Did those in the know find the film’s realisation of the contemporary theatre world believable?   The smart dialogue and George Cukor’s direction certainly give it a convincing feel.  There’s a crackle to the talk, particularly in the early scenes, about what actors, and this one in particular, do.  Because it’s clear that the protagonist is destined to commit murder (and to pay for it with his life) the focus of A Double Life is on the character of Anthony John and the pressure is on Ronald Colman to keep the film going.  The working out of the plot, once John has murdered Pat, a working-class girl who becomes John’s mistress in the hope of becoming an actress, is mechanical and protracted – there’s not much interest in waiting for the cop played by Edmond O’Brien to catch up with what the audience already knows.   Fortunately, Colman is excellent.  The bright dangerous eyes in a face that’s otherwise pale and ageing are very expressive – and the effect of seeing those eyes through the Moor’s dark make-up is strong.   Colman is vocally less charismatic as Othello on the Broadway stage but he’s powerful speaking lines from the play as he finishes off Pat, who’s well played by Shelley Winters.

George Cukor too is much more successful handling the scenes between Anthony John and his ex-wife Brita or with Pat than he is with the scenes from Othello proper (and Signe Hasso also is more persuasive as Brita than she is as Desdemona).

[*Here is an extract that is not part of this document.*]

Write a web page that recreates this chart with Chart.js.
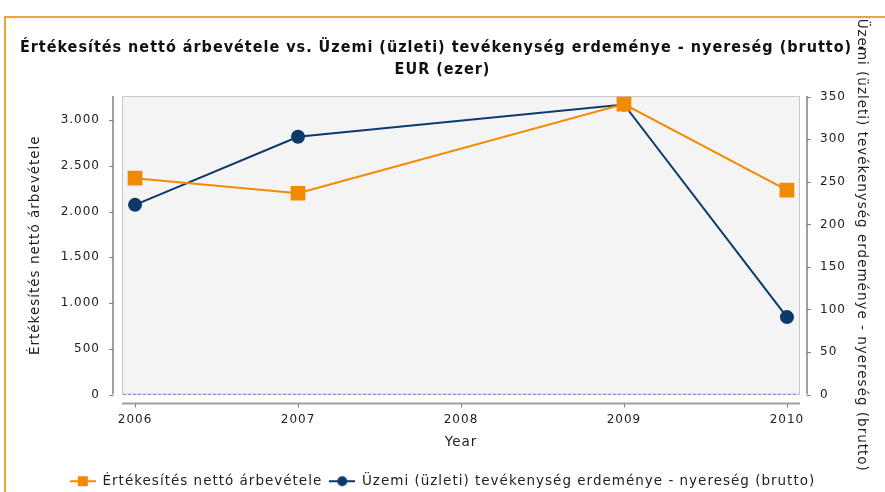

There’s a tension and rhythm in these exchanges – particularly John’s first conversation with Pat in the Italian eatery where she’s waitressing – that seem unusual for a Hollywood melodrama of the period.  Cukor orchestrates the most extended excerpt from the play with great care but the effect is not quite right:  this Broadway production of Othello is stranded uneasily between screen Shakespeare and stage Shakespeare.   In visual terms, though, the sequences on stage are good.  They’re dramatically lit (by Milton R Krasner) and the strangulation of Desdemona by a kiss – Anthony John’s big idea for making his Othello unique – is unnerving, just as the people in the theatre audience on the screen feel it to be.